What is being asked >> Without the pictures, please reproduce only the lines from the one with "Convert this screenshot to HTML." through the one with "L352,930 L552,877 L552,858", both included.

── Input material ──

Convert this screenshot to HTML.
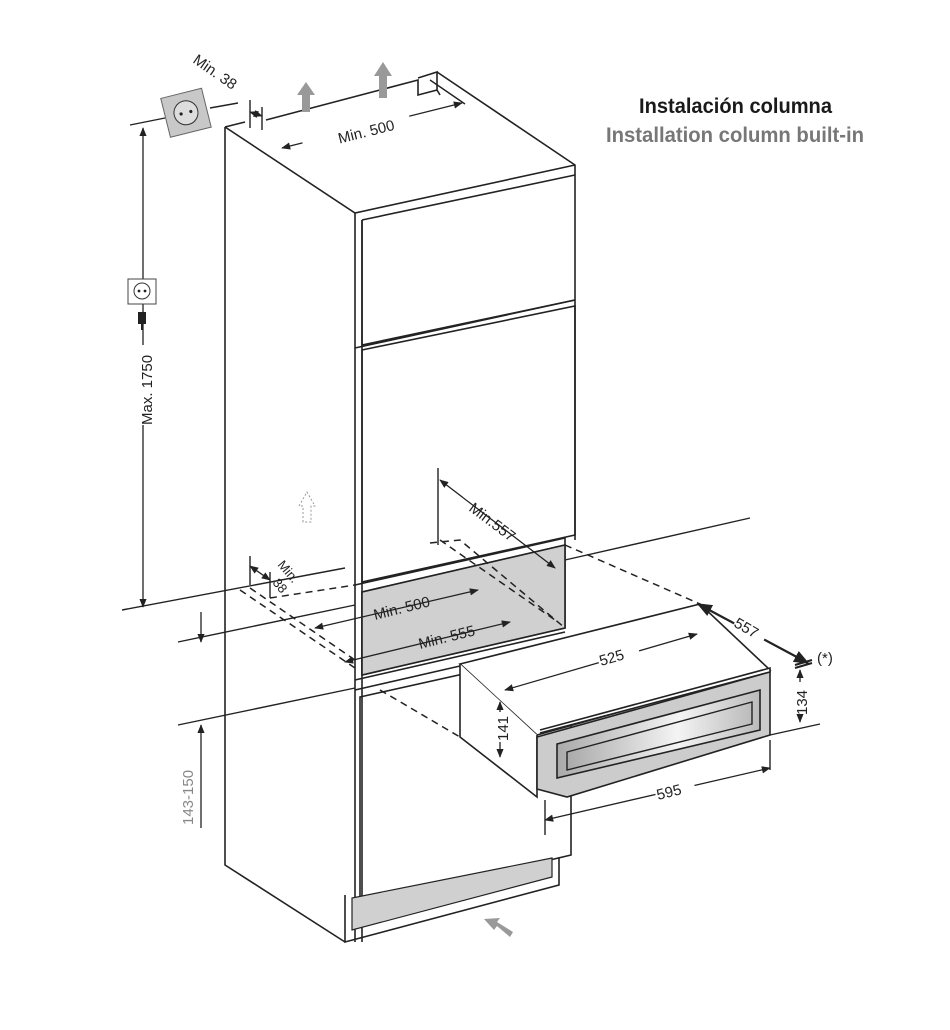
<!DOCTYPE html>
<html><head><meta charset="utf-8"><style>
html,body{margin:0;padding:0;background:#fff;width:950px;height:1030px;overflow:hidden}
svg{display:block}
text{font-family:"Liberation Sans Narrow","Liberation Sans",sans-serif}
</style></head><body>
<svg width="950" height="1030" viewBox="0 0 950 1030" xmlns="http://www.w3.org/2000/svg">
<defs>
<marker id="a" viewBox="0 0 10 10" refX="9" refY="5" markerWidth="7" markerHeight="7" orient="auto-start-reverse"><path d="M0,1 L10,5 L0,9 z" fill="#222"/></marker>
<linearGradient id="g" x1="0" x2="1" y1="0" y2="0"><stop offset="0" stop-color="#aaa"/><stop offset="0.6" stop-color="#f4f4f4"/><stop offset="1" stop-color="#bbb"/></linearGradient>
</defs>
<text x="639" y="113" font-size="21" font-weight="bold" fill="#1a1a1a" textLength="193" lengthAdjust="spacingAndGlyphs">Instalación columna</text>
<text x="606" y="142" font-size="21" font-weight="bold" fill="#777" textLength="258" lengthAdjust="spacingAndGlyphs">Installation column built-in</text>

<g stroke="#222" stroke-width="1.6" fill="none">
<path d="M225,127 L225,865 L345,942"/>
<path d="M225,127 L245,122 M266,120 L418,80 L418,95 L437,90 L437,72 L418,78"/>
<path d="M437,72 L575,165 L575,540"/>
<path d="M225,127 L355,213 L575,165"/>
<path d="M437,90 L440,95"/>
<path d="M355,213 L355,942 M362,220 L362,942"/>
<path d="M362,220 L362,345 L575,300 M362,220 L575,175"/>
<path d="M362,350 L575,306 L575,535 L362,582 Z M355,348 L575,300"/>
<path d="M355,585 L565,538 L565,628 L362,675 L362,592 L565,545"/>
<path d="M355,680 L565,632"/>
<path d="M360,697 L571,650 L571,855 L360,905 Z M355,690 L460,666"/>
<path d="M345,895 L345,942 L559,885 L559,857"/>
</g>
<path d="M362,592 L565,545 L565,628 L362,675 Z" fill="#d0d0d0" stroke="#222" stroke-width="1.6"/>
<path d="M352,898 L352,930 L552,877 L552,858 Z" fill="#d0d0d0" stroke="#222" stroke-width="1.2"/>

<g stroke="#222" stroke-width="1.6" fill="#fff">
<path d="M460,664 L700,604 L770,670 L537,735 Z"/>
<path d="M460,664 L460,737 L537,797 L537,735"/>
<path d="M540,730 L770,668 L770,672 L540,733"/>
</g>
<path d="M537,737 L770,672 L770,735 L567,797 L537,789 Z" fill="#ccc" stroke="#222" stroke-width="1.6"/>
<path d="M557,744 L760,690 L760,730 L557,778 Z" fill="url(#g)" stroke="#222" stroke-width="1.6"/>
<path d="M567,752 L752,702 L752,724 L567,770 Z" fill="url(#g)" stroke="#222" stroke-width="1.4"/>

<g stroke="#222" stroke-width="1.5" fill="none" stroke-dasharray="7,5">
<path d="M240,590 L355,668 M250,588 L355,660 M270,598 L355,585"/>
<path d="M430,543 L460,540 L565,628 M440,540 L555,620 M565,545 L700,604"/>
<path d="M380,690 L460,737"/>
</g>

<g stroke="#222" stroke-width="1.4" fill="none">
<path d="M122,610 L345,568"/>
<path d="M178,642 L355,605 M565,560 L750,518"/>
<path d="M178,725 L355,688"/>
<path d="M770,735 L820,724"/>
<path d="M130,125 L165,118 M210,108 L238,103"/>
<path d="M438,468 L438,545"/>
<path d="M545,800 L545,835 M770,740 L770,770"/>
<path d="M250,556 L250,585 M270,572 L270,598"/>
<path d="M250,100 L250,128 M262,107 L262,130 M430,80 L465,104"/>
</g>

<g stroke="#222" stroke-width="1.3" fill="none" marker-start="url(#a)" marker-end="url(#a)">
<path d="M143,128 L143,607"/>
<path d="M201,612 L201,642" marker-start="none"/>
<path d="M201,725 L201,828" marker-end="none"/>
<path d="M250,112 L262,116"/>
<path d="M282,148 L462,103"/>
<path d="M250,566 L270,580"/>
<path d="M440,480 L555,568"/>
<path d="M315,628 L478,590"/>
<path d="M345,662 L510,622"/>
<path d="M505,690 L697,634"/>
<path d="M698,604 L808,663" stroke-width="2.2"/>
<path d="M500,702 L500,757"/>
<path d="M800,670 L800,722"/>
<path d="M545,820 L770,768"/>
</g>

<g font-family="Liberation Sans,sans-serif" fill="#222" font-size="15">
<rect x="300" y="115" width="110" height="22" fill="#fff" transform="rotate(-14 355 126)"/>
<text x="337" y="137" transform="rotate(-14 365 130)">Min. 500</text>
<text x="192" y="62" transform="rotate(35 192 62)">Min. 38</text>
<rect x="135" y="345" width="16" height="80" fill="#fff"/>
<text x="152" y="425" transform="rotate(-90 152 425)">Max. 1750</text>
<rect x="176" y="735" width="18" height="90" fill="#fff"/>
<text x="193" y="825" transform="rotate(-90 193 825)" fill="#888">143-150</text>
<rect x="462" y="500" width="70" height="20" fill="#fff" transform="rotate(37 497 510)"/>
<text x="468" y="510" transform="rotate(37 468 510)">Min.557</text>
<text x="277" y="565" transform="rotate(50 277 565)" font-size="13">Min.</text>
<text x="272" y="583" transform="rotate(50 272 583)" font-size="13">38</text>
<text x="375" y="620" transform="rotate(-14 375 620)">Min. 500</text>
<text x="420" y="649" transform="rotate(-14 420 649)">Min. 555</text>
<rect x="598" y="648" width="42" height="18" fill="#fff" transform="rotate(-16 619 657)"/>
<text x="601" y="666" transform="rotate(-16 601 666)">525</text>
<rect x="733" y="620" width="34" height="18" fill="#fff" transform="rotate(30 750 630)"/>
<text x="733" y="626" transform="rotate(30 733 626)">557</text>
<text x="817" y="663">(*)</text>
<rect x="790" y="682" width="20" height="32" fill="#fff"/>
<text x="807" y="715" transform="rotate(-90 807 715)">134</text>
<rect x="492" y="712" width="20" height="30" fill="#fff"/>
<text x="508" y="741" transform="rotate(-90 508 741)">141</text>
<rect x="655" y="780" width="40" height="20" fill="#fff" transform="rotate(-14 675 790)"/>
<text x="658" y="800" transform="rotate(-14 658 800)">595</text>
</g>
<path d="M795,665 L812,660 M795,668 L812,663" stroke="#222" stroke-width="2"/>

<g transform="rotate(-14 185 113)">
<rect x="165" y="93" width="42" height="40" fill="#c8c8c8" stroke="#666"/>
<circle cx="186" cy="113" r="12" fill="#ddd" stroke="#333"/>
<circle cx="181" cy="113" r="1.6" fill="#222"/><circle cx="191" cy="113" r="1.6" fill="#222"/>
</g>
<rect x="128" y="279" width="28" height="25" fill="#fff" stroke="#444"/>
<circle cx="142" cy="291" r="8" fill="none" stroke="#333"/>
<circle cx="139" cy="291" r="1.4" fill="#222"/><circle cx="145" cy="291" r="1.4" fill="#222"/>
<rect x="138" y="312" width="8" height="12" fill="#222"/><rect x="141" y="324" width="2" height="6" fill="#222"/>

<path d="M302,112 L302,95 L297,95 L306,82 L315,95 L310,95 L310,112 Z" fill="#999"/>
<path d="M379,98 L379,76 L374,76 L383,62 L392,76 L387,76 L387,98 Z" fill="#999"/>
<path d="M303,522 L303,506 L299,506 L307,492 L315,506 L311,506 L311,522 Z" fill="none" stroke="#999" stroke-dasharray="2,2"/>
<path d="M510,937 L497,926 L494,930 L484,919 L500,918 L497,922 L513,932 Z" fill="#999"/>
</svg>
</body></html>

───
── Input material ──

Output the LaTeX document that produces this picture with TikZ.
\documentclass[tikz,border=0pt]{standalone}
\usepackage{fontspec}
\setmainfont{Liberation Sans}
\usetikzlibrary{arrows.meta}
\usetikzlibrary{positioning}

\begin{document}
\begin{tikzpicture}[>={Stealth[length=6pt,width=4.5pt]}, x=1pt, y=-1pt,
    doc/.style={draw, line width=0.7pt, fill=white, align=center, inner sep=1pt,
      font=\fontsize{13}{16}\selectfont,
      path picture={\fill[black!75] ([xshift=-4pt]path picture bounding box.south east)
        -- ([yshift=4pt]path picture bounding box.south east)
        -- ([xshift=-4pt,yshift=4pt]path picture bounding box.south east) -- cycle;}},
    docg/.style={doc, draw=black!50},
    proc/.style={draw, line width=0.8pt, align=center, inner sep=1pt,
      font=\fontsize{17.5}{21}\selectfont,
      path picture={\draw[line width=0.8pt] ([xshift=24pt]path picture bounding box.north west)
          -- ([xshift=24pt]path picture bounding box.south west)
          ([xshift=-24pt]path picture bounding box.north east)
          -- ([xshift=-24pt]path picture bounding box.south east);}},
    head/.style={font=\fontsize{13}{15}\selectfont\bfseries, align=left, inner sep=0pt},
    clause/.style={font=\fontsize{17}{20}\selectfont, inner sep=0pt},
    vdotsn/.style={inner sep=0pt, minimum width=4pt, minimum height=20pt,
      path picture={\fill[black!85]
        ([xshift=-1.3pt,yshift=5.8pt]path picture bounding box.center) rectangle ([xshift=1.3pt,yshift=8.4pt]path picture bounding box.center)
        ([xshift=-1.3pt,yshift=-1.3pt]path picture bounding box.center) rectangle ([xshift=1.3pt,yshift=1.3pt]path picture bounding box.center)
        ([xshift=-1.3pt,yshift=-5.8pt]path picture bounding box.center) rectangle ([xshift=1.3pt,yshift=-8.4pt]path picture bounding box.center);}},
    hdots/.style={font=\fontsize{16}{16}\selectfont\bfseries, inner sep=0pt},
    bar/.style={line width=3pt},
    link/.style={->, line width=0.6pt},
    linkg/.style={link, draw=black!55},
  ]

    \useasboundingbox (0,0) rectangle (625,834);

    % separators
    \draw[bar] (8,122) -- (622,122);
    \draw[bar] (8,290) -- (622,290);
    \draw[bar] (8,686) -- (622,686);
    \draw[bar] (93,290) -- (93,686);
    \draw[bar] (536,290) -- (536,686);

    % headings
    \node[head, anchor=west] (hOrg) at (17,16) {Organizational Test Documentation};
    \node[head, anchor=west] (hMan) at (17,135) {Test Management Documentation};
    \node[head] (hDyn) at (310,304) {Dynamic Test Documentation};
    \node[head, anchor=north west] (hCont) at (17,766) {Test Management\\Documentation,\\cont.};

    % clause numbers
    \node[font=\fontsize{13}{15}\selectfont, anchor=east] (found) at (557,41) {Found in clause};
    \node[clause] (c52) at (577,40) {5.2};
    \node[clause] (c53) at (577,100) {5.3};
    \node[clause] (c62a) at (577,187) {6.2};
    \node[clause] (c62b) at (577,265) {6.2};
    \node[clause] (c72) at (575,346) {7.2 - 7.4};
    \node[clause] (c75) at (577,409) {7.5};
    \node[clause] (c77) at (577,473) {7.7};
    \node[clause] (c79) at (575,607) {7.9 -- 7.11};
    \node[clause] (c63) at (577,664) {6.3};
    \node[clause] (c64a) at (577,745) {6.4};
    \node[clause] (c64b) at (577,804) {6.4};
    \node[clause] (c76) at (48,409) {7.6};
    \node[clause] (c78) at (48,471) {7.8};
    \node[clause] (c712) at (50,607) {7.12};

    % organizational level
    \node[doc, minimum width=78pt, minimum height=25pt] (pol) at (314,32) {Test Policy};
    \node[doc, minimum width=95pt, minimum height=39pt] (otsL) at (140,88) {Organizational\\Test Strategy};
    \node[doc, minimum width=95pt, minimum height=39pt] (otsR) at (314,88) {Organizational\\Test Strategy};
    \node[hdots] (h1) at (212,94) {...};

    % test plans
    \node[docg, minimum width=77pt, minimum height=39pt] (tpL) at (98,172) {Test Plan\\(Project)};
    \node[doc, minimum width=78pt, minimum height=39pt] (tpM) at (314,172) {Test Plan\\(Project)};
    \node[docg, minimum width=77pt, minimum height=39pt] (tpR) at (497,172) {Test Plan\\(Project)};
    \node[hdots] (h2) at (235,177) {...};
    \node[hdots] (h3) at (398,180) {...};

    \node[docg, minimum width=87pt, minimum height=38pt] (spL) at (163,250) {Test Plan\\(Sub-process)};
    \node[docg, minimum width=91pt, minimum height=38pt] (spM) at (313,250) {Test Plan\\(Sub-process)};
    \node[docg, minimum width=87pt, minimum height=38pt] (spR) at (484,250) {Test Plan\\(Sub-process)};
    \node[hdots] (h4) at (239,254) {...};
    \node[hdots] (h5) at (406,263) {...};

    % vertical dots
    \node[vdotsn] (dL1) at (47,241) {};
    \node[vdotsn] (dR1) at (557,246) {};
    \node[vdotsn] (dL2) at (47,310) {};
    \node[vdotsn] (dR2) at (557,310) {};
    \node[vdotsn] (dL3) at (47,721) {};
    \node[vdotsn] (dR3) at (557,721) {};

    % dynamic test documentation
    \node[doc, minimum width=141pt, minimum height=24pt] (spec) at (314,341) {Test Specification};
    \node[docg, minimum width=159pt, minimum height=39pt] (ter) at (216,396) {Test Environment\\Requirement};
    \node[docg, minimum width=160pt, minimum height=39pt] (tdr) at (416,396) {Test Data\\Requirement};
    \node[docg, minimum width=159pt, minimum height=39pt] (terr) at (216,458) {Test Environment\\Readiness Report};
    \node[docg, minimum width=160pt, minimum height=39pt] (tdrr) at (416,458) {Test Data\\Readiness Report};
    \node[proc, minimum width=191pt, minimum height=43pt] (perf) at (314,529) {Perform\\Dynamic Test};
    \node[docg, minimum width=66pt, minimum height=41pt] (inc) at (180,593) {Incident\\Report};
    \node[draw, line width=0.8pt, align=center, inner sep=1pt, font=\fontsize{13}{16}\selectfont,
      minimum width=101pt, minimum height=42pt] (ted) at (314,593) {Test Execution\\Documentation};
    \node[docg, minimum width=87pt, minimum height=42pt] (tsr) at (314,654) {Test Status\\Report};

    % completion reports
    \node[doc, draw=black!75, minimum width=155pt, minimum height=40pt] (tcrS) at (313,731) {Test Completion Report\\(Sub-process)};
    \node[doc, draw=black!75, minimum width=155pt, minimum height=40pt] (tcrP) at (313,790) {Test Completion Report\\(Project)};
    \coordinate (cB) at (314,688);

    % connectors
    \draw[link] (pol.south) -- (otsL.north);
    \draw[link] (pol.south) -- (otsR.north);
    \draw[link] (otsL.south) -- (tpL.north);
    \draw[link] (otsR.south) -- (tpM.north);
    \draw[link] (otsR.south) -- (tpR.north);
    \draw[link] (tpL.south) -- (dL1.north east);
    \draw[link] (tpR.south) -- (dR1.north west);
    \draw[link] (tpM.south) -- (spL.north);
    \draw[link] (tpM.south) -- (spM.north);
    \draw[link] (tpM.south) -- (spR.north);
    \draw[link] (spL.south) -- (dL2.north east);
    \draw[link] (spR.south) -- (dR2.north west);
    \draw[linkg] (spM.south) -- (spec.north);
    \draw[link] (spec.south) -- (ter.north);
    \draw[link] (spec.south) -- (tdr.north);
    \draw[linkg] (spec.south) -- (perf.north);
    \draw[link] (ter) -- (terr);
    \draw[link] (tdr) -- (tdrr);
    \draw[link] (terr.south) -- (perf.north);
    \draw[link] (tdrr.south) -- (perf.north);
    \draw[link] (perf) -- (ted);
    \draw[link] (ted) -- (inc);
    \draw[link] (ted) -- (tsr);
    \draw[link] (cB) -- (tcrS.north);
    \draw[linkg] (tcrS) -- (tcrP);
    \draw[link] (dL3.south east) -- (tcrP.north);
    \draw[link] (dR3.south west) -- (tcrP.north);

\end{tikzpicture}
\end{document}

───
── Input material ──

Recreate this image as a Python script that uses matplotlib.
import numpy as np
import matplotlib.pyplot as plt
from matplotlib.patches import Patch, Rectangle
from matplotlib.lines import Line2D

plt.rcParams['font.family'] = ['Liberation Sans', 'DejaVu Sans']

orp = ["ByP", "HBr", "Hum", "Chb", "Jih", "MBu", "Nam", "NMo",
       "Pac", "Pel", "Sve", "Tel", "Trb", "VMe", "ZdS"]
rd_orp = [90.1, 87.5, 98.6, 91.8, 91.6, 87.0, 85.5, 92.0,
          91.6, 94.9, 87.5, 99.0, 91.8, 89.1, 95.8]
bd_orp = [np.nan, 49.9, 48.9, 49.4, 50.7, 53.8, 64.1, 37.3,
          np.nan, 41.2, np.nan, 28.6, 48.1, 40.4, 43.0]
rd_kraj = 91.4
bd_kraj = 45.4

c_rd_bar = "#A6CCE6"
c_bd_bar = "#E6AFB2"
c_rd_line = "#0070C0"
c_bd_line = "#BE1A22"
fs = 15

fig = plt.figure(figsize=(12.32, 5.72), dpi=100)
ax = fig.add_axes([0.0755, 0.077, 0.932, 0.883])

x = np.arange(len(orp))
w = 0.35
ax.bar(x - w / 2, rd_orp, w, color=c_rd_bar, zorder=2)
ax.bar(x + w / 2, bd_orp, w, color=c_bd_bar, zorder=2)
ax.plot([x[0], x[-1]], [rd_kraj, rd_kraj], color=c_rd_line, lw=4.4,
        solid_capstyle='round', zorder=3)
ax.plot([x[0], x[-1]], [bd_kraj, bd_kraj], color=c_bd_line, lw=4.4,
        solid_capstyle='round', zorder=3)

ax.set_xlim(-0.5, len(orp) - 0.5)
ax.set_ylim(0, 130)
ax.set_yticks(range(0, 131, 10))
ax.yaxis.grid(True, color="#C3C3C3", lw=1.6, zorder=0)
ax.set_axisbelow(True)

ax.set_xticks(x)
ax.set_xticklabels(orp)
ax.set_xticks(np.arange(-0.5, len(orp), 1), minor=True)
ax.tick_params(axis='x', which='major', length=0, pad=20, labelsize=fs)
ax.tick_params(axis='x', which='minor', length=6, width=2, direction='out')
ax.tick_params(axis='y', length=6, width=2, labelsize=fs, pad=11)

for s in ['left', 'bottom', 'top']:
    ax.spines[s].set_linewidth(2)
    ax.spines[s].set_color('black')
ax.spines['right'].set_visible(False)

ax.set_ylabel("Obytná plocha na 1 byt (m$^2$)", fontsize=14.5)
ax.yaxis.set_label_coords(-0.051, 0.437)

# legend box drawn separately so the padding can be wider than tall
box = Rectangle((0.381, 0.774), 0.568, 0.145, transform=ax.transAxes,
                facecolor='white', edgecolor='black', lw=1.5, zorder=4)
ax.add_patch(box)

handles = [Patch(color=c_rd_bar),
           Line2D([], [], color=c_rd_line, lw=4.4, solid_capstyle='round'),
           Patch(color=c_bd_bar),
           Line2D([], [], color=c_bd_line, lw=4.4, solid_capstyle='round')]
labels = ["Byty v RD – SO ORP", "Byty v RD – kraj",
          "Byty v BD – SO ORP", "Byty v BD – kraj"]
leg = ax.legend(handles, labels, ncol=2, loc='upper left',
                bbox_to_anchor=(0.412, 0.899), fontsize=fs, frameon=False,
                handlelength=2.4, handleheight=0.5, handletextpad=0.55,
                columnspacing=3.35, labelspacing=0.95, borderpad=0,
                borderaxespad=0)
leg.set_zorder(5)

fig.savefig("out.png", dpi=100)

───

Solution for this task >>
Convert this screenshot to HTML.
<!DOCTYPE html>
<html><head><meta charset="utf-8"><style>
html,body{margin:0;padding:0;background:#fff;width:950px;height:1030px;overflow:hidden}
svg{display:block}
text{font-family:"Liberation Sans Narrow","Liberation Sans",sans-serif}
</style></head><body>
<svg width="950" height="1030" viewBox="0 0 950 1030" xmlns="http://www.w3.org/2000/svg">
<defs>
<marker id="a" viewBox="0 0 10 10" refX="9" refY="5" markerWidth="7" markerHeight="7" orient="auto-start-reverse"><path d="M0,1 L10,5 L0,9 z" fill="#222"/></marker>
<linearGradient id="g" x1="0" x2="1" y1="0" y2="0"><stop offset="0" stop-color="#aaa"/><stop offset="0.6" stop-color="#f4f4f4"/><stop offset="1" stop-color="#bbb"/></linearGradient>
</defs>
<text x="639" y="113" font-size="21" font-weight="bold" fill="#1a1a1a" textLength="193" lengthAdjust="spacingAndGlyphs">Instalación columna</text>
<text x="606" y="142" font-size="21" font-weight="bold" fill="#777" textLength="258" lengthAdjust="spacingAndGlyphs">Installation column built-in</text>

<g stroke="#222" stroke-width="1.6" fill="none">
<path d="M225,127 L225,865 L345,942"/>
<path d="M225,127 L245,122 M266,120 L418,80 L418,95 L437,90 L437,72 L418,78"/>
<path d="M437,72 L575,165 L575,540"/>
<path d="M225,127 L355,213 L575,165"/>
<path d="M437,90 L440,95"/>
<path d="M355,213 L355,942 M362,220 L362,942"/>
<path d="M362,220 L362,345 L575,300 M362,220 L575,175"/>
<path d="M362,350 L575,306 L575,535 L362,582 Z M355,348 L575,300"/>
<path d="M355,585 L565,538 L565,628 L362,675 L362,592 L565,545"/>
<path d="M355,680 L565,632"/>
<path d="M360,697 L571,650 L571,855 L360,905 Z M355,690 L460,666"/>
<path d="M345,895 L345,942 L559,885 L559,857"/>
</g>
<path d="M362,592 L565,545 L565,628 L362,675 Z" fill="#d0d0d0" stroke="#222" stroke-width="1.6"/>
<path d="M352,898 L352,930 L552,877 L552,858 Z" fill="#d0d0d0" stroke="#222" stroke-width="1.2"/>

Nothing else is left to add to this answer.